Cuba is warming up to capitalism.
The country’s National Assembly is set to approve a piece of landmark legislation over the weekend that will slash the country’s tax on foreign companies’ corporate profits in half, to 15%, and allow them to withhold those tax payments for as long as eight years, local news outlet Juventud Rebelde first reported on Wednesday (link in Spanish).
The new corporate profits tax will actually be a good deal lower than that of most every other industrialized country in the Organization for Economic Cooperation and Development, including the US, where the corporate income tax rate is 39%. The law will span every sector, aside from health care and education, which is prohibited from privatization by the country’s constitution. The foreign investment law, as it has become known, doesn’t change Cuban laws that limit foreign ownership of property to 49%, requiring that the other 51% remain controlled by the state. But it is specifically designed to help lure private foreign businesses to participate in the Cuban economy.

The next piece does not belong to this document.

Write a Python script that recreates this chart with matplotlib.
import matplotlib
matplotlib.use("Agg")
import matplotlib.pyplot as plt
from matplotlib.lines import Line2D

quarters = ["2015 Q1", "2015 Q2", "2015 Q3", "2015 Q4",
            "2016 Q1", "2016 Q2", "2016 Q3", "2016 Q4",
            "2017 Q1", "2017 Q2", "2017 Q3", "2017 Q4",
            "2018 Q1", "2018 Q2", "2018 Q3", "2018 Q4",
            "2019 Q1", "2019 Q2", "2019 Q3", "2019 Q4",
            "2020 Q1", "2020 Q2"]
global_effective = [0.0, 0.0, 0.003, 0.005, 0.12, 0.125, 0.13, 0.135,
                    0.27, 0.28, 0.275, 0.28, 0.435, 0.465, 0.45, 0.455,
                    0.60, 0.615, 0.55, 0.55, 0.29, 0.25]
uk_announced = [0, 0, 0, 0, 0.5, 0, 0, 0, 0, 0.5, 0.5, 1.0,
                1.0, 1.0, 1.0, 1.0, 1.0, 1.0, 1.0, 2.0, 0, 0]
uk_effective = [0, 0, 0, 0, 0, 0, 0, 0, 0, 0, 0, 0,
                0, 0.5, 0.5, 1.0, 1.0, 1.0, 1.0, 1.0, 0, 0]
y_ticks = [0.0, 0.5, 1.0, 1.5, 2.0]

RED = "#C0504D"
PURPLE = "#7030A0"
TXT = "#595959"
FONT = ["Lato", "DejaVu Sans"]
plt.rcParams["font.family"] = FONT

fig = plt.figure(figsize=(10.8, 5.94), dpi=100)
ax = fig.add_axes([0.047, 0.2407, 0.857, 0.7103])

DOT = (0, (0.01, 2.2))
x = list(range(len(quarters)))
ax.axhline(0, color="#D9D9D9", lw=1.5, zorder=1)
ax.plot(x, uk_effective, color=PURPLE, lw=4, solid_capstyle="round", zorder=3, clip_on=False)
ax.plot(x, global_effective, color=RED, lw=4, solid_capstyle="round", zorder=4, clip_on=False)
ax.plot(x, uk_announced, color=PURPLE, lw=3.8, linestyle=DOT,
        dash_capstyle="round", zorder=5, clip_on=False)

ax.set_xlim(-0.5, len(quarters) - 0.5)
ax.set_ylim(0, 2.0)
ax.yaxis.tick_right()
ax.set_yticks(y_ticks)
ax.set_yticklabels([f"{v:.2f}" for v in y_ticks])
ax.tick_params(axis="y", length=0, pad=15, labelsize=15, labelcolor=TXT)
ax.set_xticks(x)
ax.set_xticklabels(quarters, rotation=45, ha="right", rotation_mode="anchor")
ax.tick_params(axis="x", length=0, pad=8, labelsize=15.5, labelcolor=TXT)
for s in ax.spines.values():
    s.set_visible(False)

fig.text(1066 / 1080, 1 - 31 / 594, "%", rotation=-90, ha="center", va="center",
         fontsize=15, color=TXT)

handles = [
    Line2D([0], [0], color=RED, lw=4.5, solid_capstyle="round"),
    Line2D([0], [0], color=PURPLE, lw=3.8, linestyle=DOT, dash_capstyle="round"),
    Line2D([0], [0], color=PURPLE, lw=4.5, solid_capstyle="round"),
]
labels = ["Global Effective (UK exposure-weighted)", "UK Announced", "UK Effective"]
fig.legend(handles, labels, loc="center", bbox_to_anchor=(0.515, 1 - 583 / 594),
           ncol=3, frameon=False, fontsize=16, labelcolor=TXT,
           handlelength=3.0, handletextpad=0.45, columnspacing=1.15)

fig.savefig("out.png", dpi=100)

“This is the first time in decades that the Cuban government has opened its doors,” Christopher Sabatini, senior director at the Americas Society and Council of the Americas, told Quartz. “In many ways, it’s a very direct philosophical challenge to the very foundations of the revolution.” Cuba last pivoted in the direction of capitalism when it lowered the corporate profits tax for foreign firms to 30% in 1995.
The current shift signals something we’ve known for quite a while now: Cuba is broke, and the 30% rate wasn’t enough to attract the foreign cash it desperately needs. The Cuban Revolution, which ended in 1959, led to Fidel Castro’s decades-long reign over the Cuban socialist state, but a spiraling economy and impoverished population has forced the country’s hand. Since Fidel’s brother, Raul, assumed power in 2008, he has hinted at the need for reform. But that reform has been slow, and the Cuban populous is growing impatient. Not only is the country suffering from a severe housing shortage, but the poverty rate now stands at approximately 26%.
Until now, that is. The new law will not, at least immediately, affect the US—since its embargo on economic ties with Cuba still persists, prohibiting American companies from doing business there. But it’s a big deal for virtually every other country—especially those interested in expanding their foothold in the Cuban economy ahead of its slow but sure exit from insularity. It’s a longer-term bet, but there’s an expectation among foreign companies that even the US embargo is likely to be lifted sooner or later, according to Sabatini.
Still, some obstacles persist. For one, there remains a hefty 20% labor tax for foreign firms, which will make it difficult to efficiently hire workers in the country. And there remains the possibility that Cuba’s government isn’t as serious about opening up its economy as the legislation suggests. The law, after all, will only apply to what are called mixed companies—that is, firms either Cuban but foreign-owned, or Cuban but funded entirely with foreign capital. And there’s plenty of skepticism about how much the new legislation will actually change structurally. The devil will be in the details—that is, the law’s actual implementation.
But change is at least becoming more than just a talking point, and that’s pretty encouraging news for the 11-plus million people living on the island. “There are people in the bureaucracy who find it threatening, because it makes it more difficult for them to keep control,” Sarah Stephens, the executive director of the Center for Democracy in the Americas, said. “But Cubans on the street are happy to see these restrictions lifted. Instead of planning for their eventual escape, they’re now starting to envision a successful life at home, in Cuba.”